COVID-19 / Field Personnel / refugees / young Baptists

Hannah Turner begins Global Service Corps work alongside Wyatts in N.C.

By Ashleigh Bugg

Global migration is one of the greatest challenges of the 21st century. Millions of neighbors are on the move due to political persecution, natural disasters from climate change, sustained war and conflict, food and water insecurity, and ethnic cleansing based on racism and xenophobia.

To address issues of global migration and poverty, CBF has created a two-year apprenticeship for recent graduates and retirees called the Global Service Corps. GSC members will assist current CBF career personnel in their respective fields.

One GSC position, with CBF personnel Kim and Marc Wyatt, will welcome refugees and migrants who need temporary housing in Raleigh, North Carolina.

Hannah Turner, a recent graduate from James Madison University, will fill this new position.

Turner, who studied public policy and administration with a minor in humanitarian affairs, says she was drawn to jobs that worked with refugees and immigrants. “It’s a population I’m passionate about,” Turner said. “My parents had put in my ear about how CBF was oriented toward positions in that sphere, and I decided to apply.”

Hannah Turner

Turner grew up in Richmond, Virginia. Her father was her pastor in a Southern Baptist church, and her mother works as a community missionary with the local homeless population. However, she says CBF field personnel regularly attended her church, and her congregation often supported CBF initiatives.

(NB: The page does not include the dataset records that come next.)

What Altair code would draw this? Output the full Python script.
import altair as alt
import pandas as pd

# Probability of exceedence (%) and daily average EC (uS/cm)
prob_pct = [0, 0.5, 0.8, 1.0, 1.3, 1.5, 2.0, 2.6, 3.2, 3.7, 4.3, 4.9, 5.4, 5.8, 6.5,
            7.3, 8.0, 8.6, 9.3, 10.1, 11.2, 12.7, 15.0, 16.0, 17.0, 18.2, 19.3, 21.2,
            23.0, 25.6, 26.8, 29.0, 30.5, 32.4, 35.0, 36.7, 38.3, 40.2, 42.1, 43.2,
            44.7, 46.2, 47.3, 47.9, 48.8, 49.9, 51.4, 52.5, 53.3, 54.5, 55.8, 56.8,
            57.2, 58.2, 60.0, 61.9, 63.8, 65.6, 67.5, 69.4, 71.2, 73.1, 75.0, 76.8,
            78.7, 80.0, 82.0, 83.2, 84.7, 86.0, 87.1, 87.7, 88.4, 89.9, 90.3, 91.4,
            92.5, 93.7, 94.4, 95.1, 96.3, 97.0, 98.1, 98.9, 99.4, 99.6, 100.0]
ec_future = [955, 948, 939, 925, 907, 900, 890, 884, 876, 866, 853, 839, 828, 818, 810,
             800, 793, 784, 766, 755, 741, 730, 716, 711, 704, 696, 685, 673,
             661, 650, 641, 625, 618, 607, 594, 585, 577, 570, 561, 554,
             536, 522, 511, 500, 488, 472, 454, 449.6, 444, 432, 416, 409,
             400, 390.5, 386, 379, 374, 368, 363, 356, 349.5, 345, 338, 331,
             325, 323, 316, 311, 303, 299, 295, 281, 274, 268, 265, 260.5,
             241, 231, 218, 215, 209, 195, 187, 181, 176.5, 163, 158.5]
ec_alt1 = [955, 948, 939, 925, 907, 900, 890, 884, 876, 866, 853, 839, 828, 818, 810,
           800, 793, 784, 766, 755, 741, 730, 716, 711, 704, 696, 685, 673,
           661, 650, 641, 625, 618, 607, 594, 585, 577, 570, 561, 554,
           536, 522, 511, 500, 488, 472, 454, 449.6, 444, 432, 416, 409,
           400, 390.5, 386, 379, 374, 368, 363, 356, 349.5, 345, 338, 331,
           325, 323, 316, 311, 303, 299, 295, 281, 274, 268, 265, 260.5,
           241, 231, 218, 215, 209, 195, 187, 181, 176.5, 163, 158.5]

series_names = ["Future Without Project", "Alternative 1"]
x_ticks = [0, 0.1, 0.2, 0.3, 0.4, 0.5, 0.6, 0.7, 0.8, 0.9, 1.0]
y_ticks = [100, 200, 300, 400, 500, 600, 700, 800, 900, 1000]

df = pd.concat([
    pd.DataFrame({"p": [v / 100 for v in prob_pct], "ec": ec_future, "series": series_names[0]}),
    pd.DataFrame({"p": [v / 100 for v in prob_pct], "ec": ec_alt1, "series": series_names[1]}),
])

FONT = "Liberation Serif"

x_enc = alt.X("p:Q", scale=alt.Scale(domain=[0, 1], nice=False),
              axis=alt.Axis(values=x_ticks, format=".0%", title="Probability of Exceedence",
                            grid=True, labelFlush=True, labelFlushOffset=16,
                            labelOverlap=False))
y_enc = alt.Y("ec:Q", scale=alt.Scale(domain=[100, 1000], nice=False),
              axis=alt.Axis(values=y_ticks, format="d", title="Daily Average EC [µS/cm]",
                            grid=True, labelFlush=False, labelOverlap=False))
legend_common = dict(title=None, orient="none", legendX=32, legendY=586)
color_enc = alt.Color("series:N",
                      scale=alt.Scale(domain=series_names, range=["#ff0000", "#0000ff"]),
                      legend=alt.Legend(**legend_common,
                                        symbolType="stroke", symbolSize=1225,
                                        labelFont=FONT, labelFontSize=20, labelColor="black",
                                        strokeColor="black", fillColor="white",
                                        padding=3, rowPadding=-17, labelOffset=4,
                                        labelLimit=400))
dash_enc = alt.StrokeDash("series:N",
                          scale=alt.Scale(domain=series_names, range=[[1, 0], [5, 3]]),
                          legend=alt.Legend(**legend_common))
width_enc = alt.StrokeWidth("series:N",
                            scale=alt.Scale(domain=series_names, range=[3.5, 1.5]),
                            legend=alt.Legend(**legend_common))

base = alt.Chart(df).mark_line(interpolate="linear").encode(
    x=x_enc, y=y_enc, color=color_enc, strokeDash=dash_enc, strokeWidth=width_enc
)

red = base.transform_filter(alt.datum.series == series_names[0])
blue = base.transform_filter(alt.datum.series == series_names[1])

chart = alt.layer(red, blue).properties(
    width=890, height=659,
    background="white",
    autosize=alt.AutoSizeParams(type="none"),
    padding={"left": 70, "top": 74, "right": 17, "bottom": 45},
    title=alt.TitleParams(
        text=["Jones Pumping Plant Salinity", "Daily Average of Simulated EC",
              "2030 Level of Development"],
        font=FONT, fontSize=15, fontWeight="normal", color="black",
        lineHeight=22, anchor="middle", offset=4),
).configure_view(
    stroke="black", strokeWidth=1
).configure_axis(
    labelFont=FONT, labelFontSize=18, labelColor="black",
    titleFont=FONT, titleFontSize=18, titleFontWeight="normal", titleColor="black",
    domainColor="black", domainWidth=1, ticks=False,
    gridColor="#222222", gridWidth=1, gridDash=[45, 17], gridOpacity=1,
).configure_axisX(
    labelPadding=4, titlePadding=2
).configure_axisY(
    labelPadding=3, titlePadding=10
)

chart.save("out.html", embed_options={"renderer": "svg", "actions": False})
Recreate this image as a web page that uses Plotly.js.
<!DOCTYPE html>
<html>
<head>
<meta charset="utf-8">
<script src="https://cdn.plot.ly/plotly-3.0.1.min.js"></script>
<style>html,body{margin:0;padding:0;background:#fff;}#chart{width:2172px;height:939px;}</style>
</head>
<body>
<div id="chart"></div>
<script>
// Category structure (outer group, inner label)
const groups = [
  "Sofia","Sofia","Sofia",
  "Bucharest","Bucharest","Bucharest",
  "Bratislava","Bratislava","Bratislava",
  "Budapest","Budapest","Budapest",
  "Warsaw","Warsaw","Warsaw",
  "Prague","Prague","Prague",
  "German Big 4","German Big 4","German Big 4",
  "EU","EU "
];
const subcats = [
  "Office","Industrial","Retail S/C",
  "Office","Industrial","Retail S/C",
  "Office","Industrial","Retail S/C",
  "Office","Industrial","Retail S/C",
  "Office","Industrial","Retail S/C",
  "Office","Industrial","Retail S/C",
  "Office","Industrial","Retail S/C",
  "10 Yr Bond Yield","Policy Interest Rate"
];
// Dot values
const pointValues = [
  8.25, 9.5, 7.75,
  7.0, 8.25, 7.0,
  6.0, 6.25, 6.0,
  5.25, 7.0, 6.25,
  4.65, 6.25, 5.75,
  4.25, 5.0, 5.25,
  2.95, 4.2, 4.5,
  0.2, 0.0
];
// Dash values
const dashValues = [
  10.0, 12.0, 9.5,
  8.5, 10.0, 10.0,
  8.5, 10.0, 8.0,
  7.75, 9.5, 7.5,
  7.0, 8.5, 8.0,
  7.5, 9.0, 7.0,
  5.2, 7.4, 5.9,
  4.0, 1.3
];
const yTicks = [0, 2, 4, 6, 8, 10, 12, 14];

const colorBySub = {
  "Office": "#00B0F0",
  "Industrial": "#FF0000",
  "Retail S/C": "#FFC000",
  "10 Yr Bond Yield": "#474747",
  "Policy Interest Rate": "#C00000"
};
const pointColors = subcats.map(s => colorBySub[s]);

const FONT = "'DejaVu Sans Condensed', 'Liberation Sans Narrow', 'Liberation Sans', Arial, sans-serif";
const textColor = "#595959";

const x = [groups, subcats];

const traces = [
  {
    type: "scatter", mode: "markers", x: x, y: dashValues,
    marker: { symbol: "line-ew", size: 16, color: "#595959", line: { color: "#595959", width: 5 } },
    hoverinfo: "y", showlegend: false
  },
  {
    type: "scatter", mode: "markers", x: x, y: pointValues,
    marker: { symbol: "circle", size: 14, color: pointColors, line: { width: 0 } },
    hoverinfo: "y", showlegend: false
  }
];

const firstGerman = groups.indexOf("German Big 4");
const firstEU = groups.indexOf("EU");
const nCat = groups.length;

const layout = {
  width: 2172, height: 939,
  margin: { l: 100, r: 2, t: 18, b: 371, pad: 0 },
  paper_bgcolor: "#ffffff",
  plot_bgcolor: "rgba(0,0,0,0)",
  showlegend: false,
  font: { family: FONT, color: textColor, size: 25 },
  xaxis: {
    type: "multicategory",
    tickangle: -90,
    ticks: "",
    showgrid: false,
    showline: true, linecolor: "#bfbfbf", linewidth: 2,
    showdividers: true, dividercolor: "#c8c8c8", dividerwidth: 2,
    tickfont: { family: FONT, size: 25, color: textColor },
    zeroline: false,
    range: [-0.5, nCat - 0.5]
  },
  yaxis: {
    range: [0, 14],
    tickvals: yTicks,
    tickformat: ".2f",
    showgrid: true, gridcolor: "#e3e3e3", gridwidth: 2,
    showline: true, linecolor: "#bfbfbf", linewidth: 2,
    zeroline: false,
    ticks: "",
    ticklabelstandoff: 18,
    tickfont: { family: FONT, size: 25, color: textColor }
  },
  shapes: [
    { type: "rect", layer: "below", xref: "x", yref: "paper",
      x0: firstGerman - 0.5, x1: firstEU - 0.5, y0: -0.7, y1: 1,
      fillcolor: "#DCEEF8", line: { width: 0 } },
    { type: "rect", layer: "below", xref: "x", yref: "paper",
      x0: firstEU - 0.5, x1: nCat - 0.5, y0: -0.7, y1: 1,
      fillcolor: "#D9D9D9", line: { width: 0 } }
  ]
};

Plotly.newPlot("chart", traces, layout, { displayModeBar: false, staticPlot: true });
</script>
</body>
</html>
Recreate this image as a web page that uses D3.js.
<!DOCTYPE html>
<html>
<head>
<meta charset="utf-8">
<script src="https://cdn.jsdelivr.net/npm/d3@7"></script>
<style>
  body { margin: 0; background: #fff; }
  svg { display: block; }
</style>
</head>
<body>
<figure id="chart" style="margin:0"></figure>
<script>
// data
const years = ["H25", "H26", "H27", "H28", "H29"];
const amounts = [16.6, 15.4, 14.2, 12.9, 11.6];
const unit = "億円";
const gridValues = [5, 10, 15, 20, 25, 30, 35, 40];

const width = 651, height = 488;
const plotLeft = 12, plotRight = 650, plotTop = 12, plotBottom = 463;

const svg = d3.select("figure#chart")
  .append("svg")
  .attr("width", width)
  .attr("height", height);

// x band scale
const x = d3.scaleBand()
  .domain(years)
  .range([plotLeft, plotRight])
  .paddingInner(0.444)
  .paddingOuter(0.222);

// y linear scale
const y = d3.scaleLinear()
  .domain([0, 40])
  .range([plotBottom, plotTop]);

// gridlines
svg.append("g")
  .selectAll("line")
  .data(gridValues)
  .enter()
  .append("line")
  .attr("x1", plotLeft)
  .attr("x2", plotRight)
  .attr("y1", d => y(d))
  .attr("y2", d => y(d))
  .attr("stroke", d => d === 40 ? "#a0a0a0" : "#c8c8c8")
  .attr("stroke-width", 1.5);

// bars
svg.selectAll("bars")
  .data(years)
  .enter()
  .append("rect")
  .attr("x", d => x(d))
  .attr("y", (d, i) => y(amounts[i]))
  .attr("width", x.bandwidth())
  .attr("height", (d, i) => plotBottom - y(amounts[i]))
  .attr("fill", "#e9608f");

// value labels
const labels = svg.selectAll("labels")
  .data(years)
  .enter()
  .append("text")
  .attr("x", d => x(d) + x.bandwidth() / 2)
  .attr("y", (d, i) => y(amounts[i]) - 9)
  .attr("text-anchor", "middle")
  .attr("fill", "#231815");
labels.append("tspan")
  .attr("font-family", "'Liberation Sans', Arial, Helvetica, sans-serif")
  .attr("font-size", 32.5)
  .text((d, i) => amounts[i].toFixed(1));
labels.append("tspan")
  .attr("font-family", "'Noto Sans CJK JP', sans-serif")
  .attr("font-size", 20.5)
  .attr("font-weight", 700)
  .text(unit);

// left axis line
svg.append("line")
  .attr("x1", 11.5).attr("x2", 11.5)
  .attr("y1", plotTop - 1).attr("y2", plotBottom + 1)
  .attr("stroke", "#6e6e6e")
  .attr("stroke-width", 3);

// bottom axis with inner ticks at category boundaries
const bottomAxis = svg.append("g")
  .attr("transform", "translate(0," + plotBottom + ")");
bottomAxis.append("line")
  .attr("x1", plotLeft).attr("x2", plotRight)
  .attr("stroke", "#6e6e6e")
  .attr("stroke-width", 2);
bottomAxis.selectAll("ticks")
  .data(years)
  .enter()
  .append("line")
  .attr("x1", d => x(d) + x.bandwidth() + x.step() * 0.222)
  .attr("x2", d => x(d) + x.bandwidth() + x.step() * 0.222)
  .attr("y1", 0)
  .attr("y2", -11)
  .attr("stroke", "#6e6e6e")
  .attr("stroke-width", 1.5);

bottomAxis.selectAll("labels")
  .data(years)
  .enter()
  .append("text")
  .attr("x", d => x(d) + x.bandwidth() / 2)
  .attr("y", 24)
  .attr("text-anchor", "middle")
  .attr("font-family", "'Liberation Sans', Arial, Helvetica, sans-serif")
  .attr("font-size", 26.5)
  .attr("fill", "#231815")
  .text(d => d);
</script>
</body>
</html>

“Seeing how my family and CBF personnel worked and served in their communities instilled something within me,” Turner explained.

The GSC program is resourced using a partnership model with CBF providing training, support and health benefits for all GSC personnel. In her role, Turner must raise her financial support for two years. She will need money for housing as well as a small living stipend. However, she does not need to raise the entire amount before being commissioned and beginning her job.

Despite the global pandemic, Turner believes she can still support the Wyatts’ work which includes English as a second language class and a daycare readiness program. Her team will also support the Welcome House, which provides housing for recent arrivals to the United States, allowing them to adjust until they can secure a more permanent place to live.

For Turner, helping new arrivals is vital to her identity as a Christian.

“I think this population is isolated at times,” Turner said. “The way that I read the story of Jesus in the Bible is that Jesus inserts himself into those places; he becomes a friend; he listens and is loving, kind and patient.”

Turner maintains that Christ would be in immigrant and refugee communities, learning from people and being in relationship with them. She also offers tips to CBF members for welcoming new neighbors to their communities.

“The first step is learning more and educating yourself about refugee and immigrant policies and issues,” she said. “Things that other people don’t have to think about because they don’t directly affect them.”

Turner also believes that the global pandemic offers a unique opportunity to self-educate. A host of immigrant and refugee issues are at the forefront of current legislation. The U.S. asylum program is at risk; undocumented students and neighbors are unable to secure residency and citizenship; and undocumented essential workers are unable to receive health benefits or stimulus aid. “Stepping into uncomfortable positions of unlearning and relearning things is a very powerful thing you can do when you can’t be in physical contact with people,” she said.

The GSC position offers recent graduates and retirees the opportunity to be a part of service initiatives with mentors who have been working in the field for years.

“I think I am most excited about being a part of a team that has a similar posture related to certain populations and has the heart and passion for it as well,” Turner said.

She looks forward to meeting people as much as current health protocols allow. “I want to get to know people, learn from them and be in community with them,” she said. “I think that’s what I’m most excited about.”

For those interested in applying to the program, Turner advises them to investigate the role further.  “If you feel even a little nudge or interest, explore it in greater detail,” she said. “I tend to overthink things; but I’ve learned you don’t get all the greenlights. You have to decide and trust. I would say go for it.”